“Il primo re”: un film epico, brutale e spettacolare, unico nel suo genere

Il film di Rovere dimostra come l'industria cinematografica italiana non abbia paura di rischiare

Un film di Matteo Rovere. Con Alessandro Borghi, Alessio Lapice, Fabrizio Rongione, Massimiliano Rossi, Tania Garribba. Drammatico, 127′. Italia, Belgio 2017

Romolo e Remo, letteralmente travolti dall’esondazione del Tevere, si ritrovano senza più terre né popolo, catturati delle genti di Alba. Insieme ad altri prigionieri sono costretti a partecipare a duelli nel fango, dove lo sconfitto viene dato alle fiamme. Quando è il turno di Remo, Romolo si offre come suo avversario e i due collaborando con astuzia riescono a scatenare una rivolta, ma è solo l’inizio del loro viaggio insieme agli altri fuggitivi e a una vestale che porta un fuoco sacro. Sapendo di avere forze nemiche sulle proprie tracce decidono di sfidare la superstizione e si avventurano nella foresta, dove Remo dà prove di valore e conquista la leadership del gruppo, mentre Romolo può fare poco altro che riprendersi da una ferita. Quando a Remo viene letto il destino dalla vestale, lui decide di sfidare il volere degli dèi.

 

Dalla leggenda delle origini di Roma, che un po’ tutti conoscono, dal mito antico e primordiale, il regista Matteo Rovere crea un film molto complesso, sul rapporto tra i fratelli Romolo (Lapice) e Remo (Borghi), e sulla fondazione di una delle civiltà più importanti dell’antichità.

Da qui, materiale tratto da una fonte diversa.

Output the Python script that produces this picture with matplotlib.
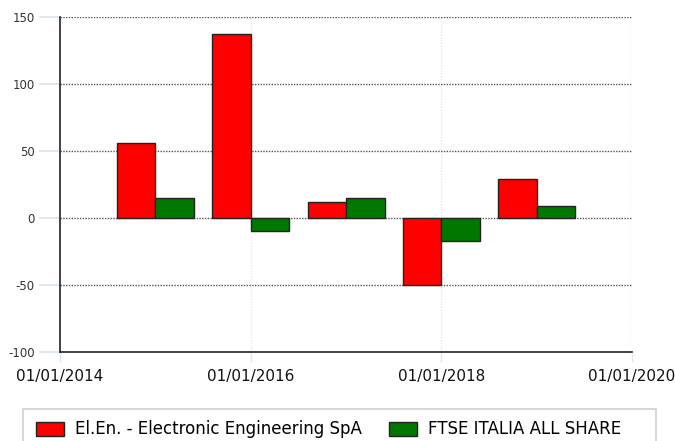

Idealmente diviso in due parti, “Il primo Re” mostra inizialmente un lento e ponderato costrutto basato sul rapporto tra uomo e natura e, intimisticamente, tra “ego” e “altro”. In questa prima parte ci sono Romolo e Remo contro il mondo, contro i pericoli rappresentati da Alba e dai suoi soldati, contro le angherie degli altri schiavi, contro il volere degli dei di cui tanto Romolo ha timore.

È occupandosi del fratello ferito e considerato maledetto dagli altri, che Remo perde la fede e inizia a idolatrare se stesso, novello re. Ed è così che entriamo nella seconda parte del film, più ritmata ma anche più frettolosa e confusa, tra battaglie, sfide e l’inesorabilità del destino.

Rigorosamente recitato in proto-latino, una lingua che nelle intenzioni degli sceneggiatori risultasse ruvida, “Il primo re” si regge sulle spalle di Alessandro Borghi e sulla sua grandiosa interpretazione, a cui fa da spalla un Alessio Lapice anche lui molto convincente.

Tra richiami a “Game of Thrones” e a “Revenant – Redivivo”, Rovere realizza un action storico, che sfrutta la sua complessità per proporre una riflessione sull’uomo, la nazione e Dio. Forse troppa carne al fuoco, ma pur sempre un coraggioso passo avanti verso un’evoluzione dell’industria cinematografica italiana che strizza l’occhio all’estero, e si vanta di essere anch’essa talentuosa e valida. Chi meglio di Rovere poteva provarci?

Il linguaggio non verbale, che molto spesso prevale sui dialoghi, porta a riflettere sulla lunga preparazione degli attori. Alessandro Borghi si impone, novello DiCaprio, cercando di conquistare la libertà, una voce, un popolo. Anche il Romolo di Alessio Lapice predilige silenzi che urlano.

La sceneggiatura ha richiesto un grande lavoro sull’antropologia ma anche sull’archetipo e sul mito. Un connubio vincente è la costruzione di contenuti sul silenzio, sulla sottrazione, sul rapporto tra uomo e natura, sul destino e l’arbitrio. Palese è anche la riflessione sulla contemporaneità occidentale e sul rapporto con Dio, sulla sua irraggiungibilità.